Ce principe, fort simple pour l’assureur, peut-il être source de problème pour le représentant certifié? En effet, ce dernier est tenu à certaines obligations spécifiques en vertu des dispositions de la Loi sur la distribution des produits et services financiers (LDPSF). Il doit, à l’occasion du renouvèlement, « prendre les moyens requis pour que la garantie offerte réponde aux besoins du client », selon l’article 39 LDPSF. Il est donc pertinent de se demander si l’assuré peut reprocher à son courtier l’impossibilité de replacer son risque, ou les frais supplémentaires engrangés suite au non-renouvèlement de l’assureur. À cet égard, la jurisprudence est muette, mais il est possible d’inférer que le courtier qui agit de manière diligente envers son client ne peut se faire opposer le refus des assureurs d’assurer le risque qu’il leur soumet.

 

Le représentant agit de manière conforme en étant transparent envers son client. Cette obligation est énoncée à l’article 25 du Code de déontologie des représentants en assurance de dommages. Le représentant doit aussi prévenir l’assuré dans les plus brefs délais, s’il se trouve dans l’impossibilité de se conformer au mandat lui étant confié, selon l’article 26 du Code de déontologie. Donc, il est raisonnable de croire qu’il n’est pas possible d’opposer au courtier le refus de l’assureur de couvrir un risque et donc de lui imputer une faute si le courtier en informe rapidement et de manière transparente son client.

 

L’omission du courtier de transmettre l’avis de non-renouvèlement

Si le représentant ne se conforme pas à ces devoirs déontologiques, sa responsabilité peut être engagée en cette matière. Par exemple, l’omission de donner un avis écrit à l’assuré du non-renouvèlement de sa police d’assurance automobile peut mener à la condamnation du représentant d’assurance en matière disciplinaire[5]. Sauf en matière d’assurance automobile[6], aucune condition de forme n’est prévue par le législateur lors du non-renouvèlement de la police si aucune disposition contractuelle ne le prévoit. En effet, le courtier ou l’assureur qui avise l’assuré à l’avance de l’intention de ne pas renouveler la police suffit[7]. Le courtier omettant de donner avis à l’assuré du non-renouvèlement pourrait donc être condamné en matière disciplinaire.

 

 

Thomas Perrino

Étudiant en droit civil

Université d’Ottawa

 

Les imprécisions dans le texte sont la responsabilité de l’auteur.

 

Remerciements au professeur Vincent Caron, de la faculté de droit civil de l’Université d’Ottawa.

 

[1] Syndicat de copropriétés Les Verveines phase II c. Royal & Sun Alliance du Canada, 2016 QCCQ 866.

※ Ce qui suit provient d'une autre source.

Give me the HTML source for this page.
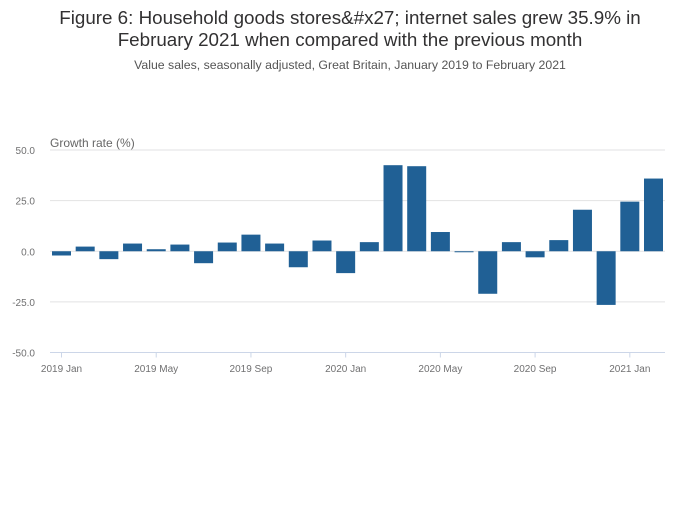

[2] Mathieu c. Promutuel Bagot, société mutuelle d’assurances générales, 2007 QCCS 2098.

[3] D.P. c. Intact (Acquéreur de la division d’assurance d’ING Canada inc.), 2011 QCCAI 95.

[4] Compagnie GMAC Location c. Compagnie d’assurances ING du Canada, 2007 QCCQ 4389.

[5] Chambre de l’assurance de dommages c. Barr, 2009 CanLII 16021 (QC CDCHAD).

[6] L’article 90 de la Loi sur l’assurance automobile du Québec prévoit l’obligation de donner un avis écrit du non-renouvèlement de la police automobile.

[7] Société d’entraide et d’établissement du Québec inc. c. Assurances Dumas & associés inc., 1998 CanLII 12768 (QC CA).